====== Dataset section ======

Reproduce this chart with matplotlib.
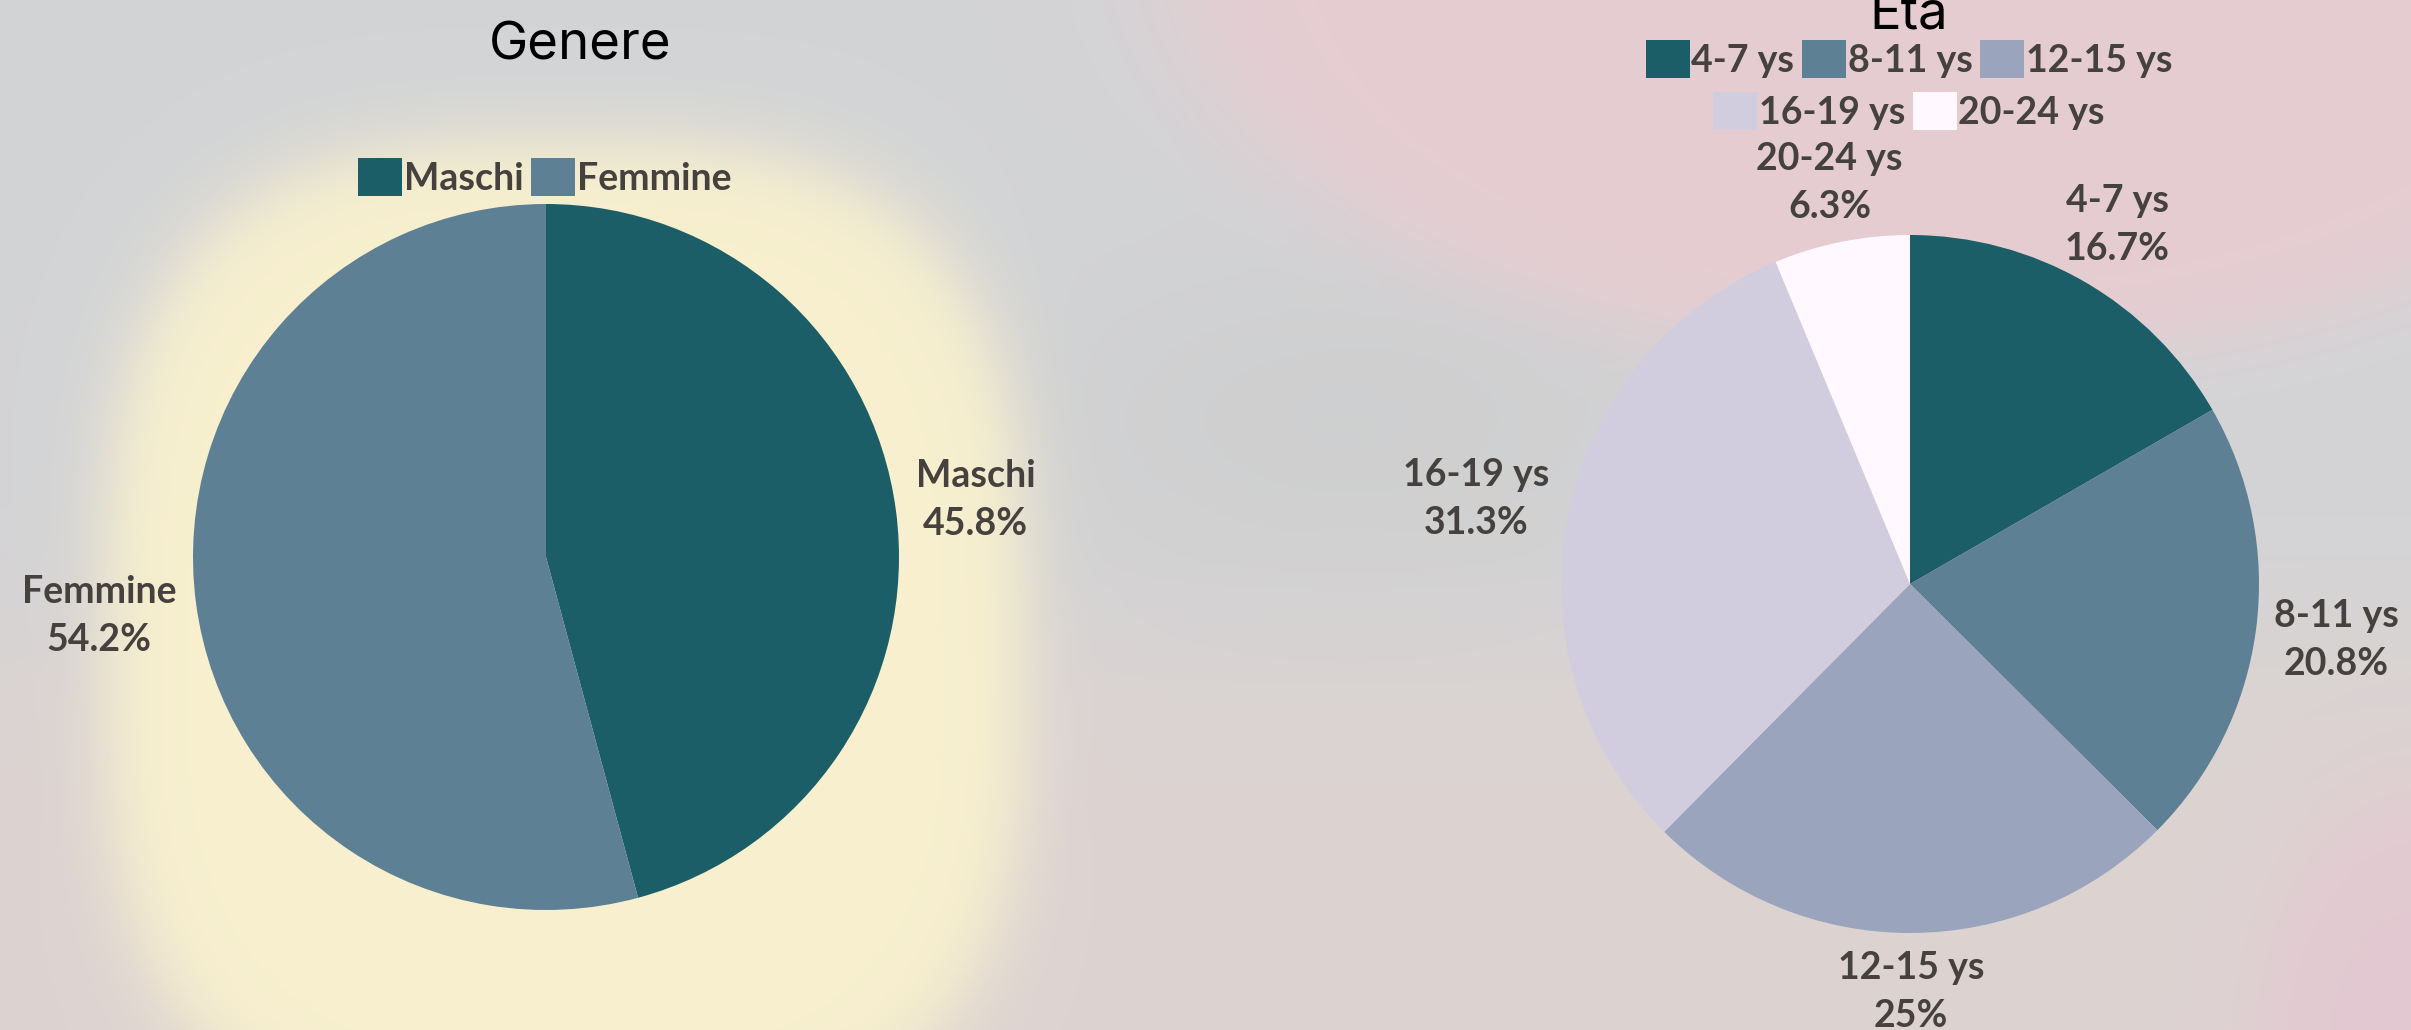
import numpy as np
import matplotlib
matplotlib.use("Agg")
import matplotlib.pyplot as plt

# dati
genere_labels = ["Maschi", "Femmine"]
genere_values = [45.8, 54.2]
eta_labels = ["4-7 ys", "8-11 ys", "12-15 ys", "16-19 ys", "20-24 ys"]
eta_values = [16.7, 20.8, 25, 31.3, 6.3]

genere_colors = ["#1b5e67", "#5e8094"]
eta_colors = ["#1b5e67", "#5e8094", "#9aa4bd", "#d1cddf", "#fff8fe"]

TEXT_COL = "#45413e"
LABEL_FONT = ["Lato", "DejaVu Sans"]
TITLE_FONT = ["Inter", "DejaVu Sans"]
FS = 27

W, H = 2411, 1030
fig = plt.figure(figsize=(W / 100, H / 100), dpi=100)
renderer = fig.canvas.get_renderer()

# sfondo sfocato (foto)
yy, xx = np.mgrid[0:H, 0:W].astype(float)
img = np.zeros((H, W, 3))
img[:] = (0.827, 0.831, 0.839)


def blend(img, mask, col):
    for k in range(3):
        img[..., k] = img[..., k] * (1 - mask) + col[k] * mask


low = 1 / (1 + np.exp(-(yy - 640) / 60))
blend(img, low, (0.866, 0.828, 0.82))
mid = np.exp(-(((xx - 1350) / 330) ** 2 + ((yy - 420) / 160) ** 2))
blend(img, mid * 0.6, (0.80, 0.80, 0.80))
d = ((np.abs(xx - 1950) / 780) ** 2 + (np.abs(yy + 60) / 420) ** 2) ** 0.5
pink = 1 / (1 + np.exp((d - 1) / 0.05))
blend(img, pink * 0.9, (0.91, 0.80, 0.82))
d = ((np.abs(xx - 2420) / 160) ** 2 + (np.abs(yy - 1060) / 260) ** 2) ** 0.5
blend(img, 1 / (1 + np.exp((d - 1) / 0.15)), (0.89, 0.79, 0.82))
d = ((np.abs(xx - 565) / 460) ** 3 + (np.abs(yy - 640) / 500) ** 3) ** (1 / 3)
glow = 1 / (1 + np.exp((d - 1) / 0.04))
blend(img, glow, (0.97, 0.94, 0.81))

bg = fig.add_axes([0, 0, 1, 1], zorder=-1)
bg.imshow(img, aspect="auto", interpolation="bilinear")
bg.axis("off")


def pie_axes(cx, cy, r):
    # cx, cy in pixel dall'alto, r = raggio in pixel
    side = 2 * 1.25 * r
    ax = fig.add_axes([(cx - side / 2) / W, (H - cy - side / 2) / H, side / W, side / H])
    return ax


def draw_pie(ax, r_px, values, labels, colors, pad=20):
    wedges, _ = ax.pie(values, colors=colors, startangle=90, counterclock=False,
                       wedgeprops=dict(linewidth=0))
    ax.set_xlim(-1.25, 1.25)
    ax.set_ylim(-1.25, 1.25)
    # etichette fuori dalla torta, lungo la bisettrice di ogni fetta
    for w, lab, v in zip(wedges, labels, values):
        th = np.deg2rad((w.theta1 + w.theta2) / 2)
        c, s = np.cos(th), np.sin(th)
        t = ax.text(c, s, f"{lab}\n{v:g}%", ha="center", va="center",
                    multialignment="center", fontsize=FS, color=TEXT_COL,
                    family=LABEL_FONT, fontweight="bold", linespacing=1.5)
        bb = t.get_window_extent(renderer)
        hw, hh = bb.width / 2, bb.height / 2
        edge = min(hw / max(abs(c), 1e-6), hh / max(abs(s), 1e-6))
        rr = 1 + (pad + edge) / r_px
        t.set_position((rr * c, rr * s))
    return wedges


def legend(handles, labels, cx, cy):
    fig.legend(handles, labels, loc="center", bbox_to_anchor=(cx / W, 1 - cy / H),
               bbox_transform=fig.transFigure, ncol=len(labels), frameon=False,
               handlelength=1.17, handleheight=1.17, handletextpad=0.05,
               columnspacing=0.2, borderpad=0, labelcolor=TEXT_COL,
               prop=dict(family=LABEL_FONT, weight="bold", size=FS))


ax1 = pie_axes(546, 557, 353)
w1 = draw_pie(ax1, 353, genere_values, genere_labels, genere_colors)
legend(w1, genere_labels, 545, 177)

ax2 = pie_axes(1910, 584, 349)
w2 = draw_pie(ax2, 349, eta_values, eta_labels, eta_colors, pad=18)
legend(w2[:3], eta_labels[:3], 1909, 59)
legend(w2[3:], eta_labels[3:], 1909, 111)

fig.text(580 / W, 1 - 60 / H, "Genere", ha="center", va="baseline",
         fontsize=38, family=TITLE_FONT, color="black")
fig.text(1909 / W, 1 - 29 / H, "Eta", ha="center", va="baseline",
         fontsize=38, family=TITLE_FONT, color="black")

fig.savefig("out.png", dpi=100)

======

## Exercise task:
Pictures excluded, quote all the data above exactly.

## Solution below:
Reproduce this chart with matplotlib.
import numpy as np
import matplotlib
matplotlib.use("Agg")
import matplotlib.pyplot as plt

# dati
genere_labels = ["Maschi", "Femmine"]
genere_values = [45.8, 54.2]
eta_labels = ["4-7 ys", "8-11 ys", "12-15 ys", "16-19 ys", "20-24 ys"]
eta_values = [16.7, 20.8, 25, 31.3, 6.3]

genere_colors = ["#1b5e67", "#5e8094"]
eta_colors = ["#1b5e67", "#5e8094", "#9aa4bd", "#d1cddf", "#fff8fe"]

TEXT_COL = "#45413e"
LABEL_FONT = ["Lato", "DejaVu Sans"]
TITLE_FONT = ["Inter", "DejaVu Sans"]
FS = 27

W, H = 2411, 1030
fig = plt.figure(figsize=(W / 100, H / 100), dpi=100)
renderer = fig.canvas.get_renderer()

# sfondo sfocato (foto)
yy, xx = np.mgrid[0:H, 0:W].astype(float)
img = np.zeros((H, W, 3))
img[:] = (0.827, 0.831, 0.839)


def blend(img, mask, col):
    for k in range(3):
        img[..., k] = img[..., k] * (1 - mask) + col[k] * mask


low = 1 / (1 + np.exp(-(yy - 640) / 60))
blend(img, low, (0.866, 0.828, 0.82))
mid = np.exp(-(((xx - 1350) / 330) ** 2 + ((yy - 420) / 160) ** 2))
blend(img, mid * 0.6, (0.80, 0.80, 0.80))
d = ((np.abs(xx - 1950) / 780) ** 2 + (np.abs(yy + 60) / 420) ** 2) ** 0.5
pink = 1 / (1 + np.exp((d - 1) / 0.05))
blend(img, pink * 0.9, (0.91, 0.80, 0.82))
d = ((np.abs(xx - 2420) / 160) ** 2 + (np.abs(yy - 1060) / 260) ** 2) ** 0.5
blend(img, 1 / (1 + np.exp((d - 1) / 0.15)), (0.89, 0.79, 0.82))
d = ((np.abs(xx - 565) / 460) ** 3 + (np.abs(yy - 640) / 500) ** 3) ** (1 / 3)
glow = 1 / (1 + np.exp((d - 1) / 0.04))
blend(img, glow, (0.97, 0.94, 0.81))

bg = fig.add_axes([0, 0, 1, 1], zorder=-1)
bg.imshow(img, aspect="auto", interpolation="bilinear")
bg.axis("off")


def pie_axes(cx, cy, r):
    # cx, cy in pixel dall'alto, r = raggio in pixel
    side = 2 * 1.25 * r
    ax = fig.add_axes([(cx - side / 2) / W, (H - cy - side / 2) / H, side / W, side / H])
    return ax


def draw_pie(ax, r_px, values, labels, colors, pad=20):
    wedges, _ = ax.pie(values, colors=colors, startangle=90, counterclock=False,
                       wedgeprops=dict(linewidth=0))
    ax.set_xlim(-1.25, 1.25)
    ax.set_ylim(-1.25, 1.25)
    # etichette fuori dalla torta, lungo la bisettrice di ogni fetta
    for w, lab, v in zip(wedges, labels, values):
        th = np.deg2rad((w.theta1 + w.theta2) / 2)
        c, s = np.cos(th), np.sin(th)
        t = ax.text(c, s, f"{lab}\n{v:g}%", ha="center", va="center",
                    multialignment="center", fontsize=FS, color=TEXT_COL,
                    family=LABEL_FONT, fontweight="bold", linespacing=1.5)
        bb = t.get_window_extent(renderer)
        hw, hh = bb.width / 2, bb.height / 2
        edge = min(hw / max(abs(c), 1e-6), hh / max(abs(s), 1e-6))
        rr = 1 + (pad + edge) / r_px
        t.set_position((rr * c, rr * s))
    return wedges


def legend(handles, labels, cx, cy):
    fig.legend(handles, labels, loc="center", bbox_to_anchor=(cx / W, 1 - cy / H),
               bbox_transform=fig.transFigure, ncol=len(labels), frameon=False,
               handlelength=1.17, handleheight=1.17, handletextpad=0.05,
               columnspacing=0.2, borderpad=0, labelcolor=TEXT_COL,
               prop=dict(family=LABEL_FONT, weight="bold", size=FS))


ax1 = pie_axes(546, 557, 353)
w1 = draw_pie(ax1, 353, genere_values, genere_labels, genere_colors)
legend(w1, genere_labels, 545, 177)

ax2 = pie_axes(1910, 584, 349)
w2 = draw_pie(ax2, 349, eta_values, eta_labels, eta_colors, pad=18)
legend(w2[:3], eta_labels[:3], 1909, 59)
legend(w2[3:], eta_labels[3:], 1909, 111)

fig.text(580 / W, 1 - 60 / H, "Genere", ha="center", va="baseline",
         fontsize=38, family=TITLE_FONT, color="black")
fig.text(1909 / W, 1 - 29 / H, "Eta", ha="center", va="baseline",
         fontsize=38, family=TITLE_FONT, color="black")

fig.savefig("out.png", dpi=100)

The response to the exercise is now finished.